Corunna celebrates 200 years in the ‘almost capital of Canada’


Blake Ellis/Local Journalism Initiative

If the original intentions for Corunna came to fruition, the town and surrounding Lambton County would look much different today.

The original survey of Corunna had the intention of the community being the future site of the capital of a united Upper and Lower Canada, now Ontario and Quebec.
That’s one of the things which will be celebrated when the community celebrates its 200th anniversary.

Tracy Kingston, the chair of the Corunna 200 Committee, says Lord William Beresford was sent from England to survey and lay out a settlement. He and his survey party first set foot in the area, which would become Corunna in 1823.

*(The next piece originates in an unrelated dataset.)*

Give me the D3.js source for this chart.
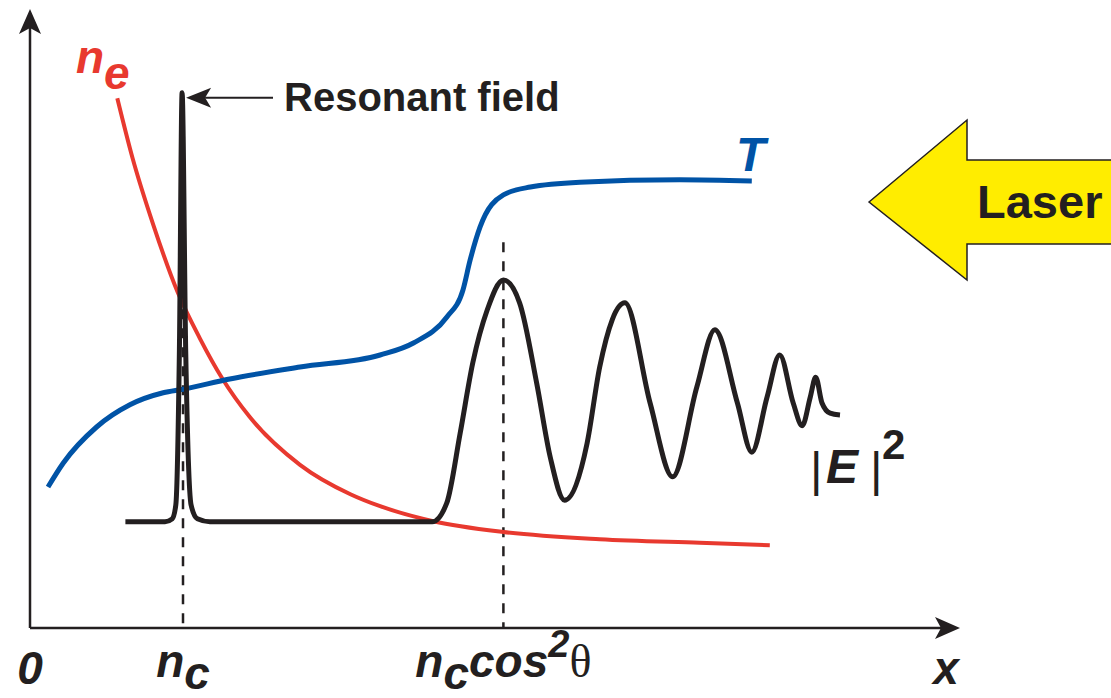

It was named after La Corunna, a seaport in northwestern Spain, where a battle of the Napoleonic War took place and his commanding officer Sir John Moore, died in battle.

Kingston first became aware of the original 1823 survey through her work with the St. Clair Heritage Committee. The street grid were diagonal and resembled the Union Jack with a 10 acre St. George’s Square converging in the middle of the survey where the parliament buildings were to be located. The proposed St. George’s Square is where the streets of Hill and Baird now intersect.

Of course, Ottawa became Canada’s capital.

The idea of Corunna becoming the capital was rejected because of the close proximity to the United States and needing more of a central location in the colony, closer to Quebec, but Corunna hopes to revive some of that early excitement when it was thought Corunna could be a possible capital.

In the wake of the decision, Kingston said it took a long time before Corunna was actually settled.

Another survey was conducted in 1836, but it and the original 1823 survey were rejected in favour of another survey in 1837, which is the town layout you see today.

Lots were put up for sale and the development of Corunna slowly began.
The post office was established in 1852 and soon the village boasted two shoemakers, two harness makers, three blacksmiths, a cabinetmaker, a tinsmith, a gristmill, a shipbuilder, two general stores and several hotels.
Over the years, the community has celebrated its fate as ‘almost Canada’s capital’ including placing a monument at what was King George Square.

The St. Clair Heritage Committee wants to expand on it and a storyboard is being developed on the history of Corunna.

The storyboard has been in development for the past couple of years, says Kingston and this will be a good time to unveil it.

She is looking to May 23, as she plays on the 1823 theme.

It has been 200 years since Beresford set foot on the site, which would become Corunna and the community is looking to mark this occasion with a celebration which being dubbed Almost Canada’s Capital.

A street festival is scheduled for Sept. 23. Even though the committee is still in the planning stage, she said there will be vendors and artisans set up with many family fun activities. There could be a dunk tank or Disney princesses also a part of the day.

She hopes to have Aamjiwnaang First Nation involved. Treaty 29 or the Huron Tract Purchase was signed in 1827, just four years after the original survey of 1823 and the Sept. 23 celebration is also close to the Truth and Reconciliation Day on Sept. 30.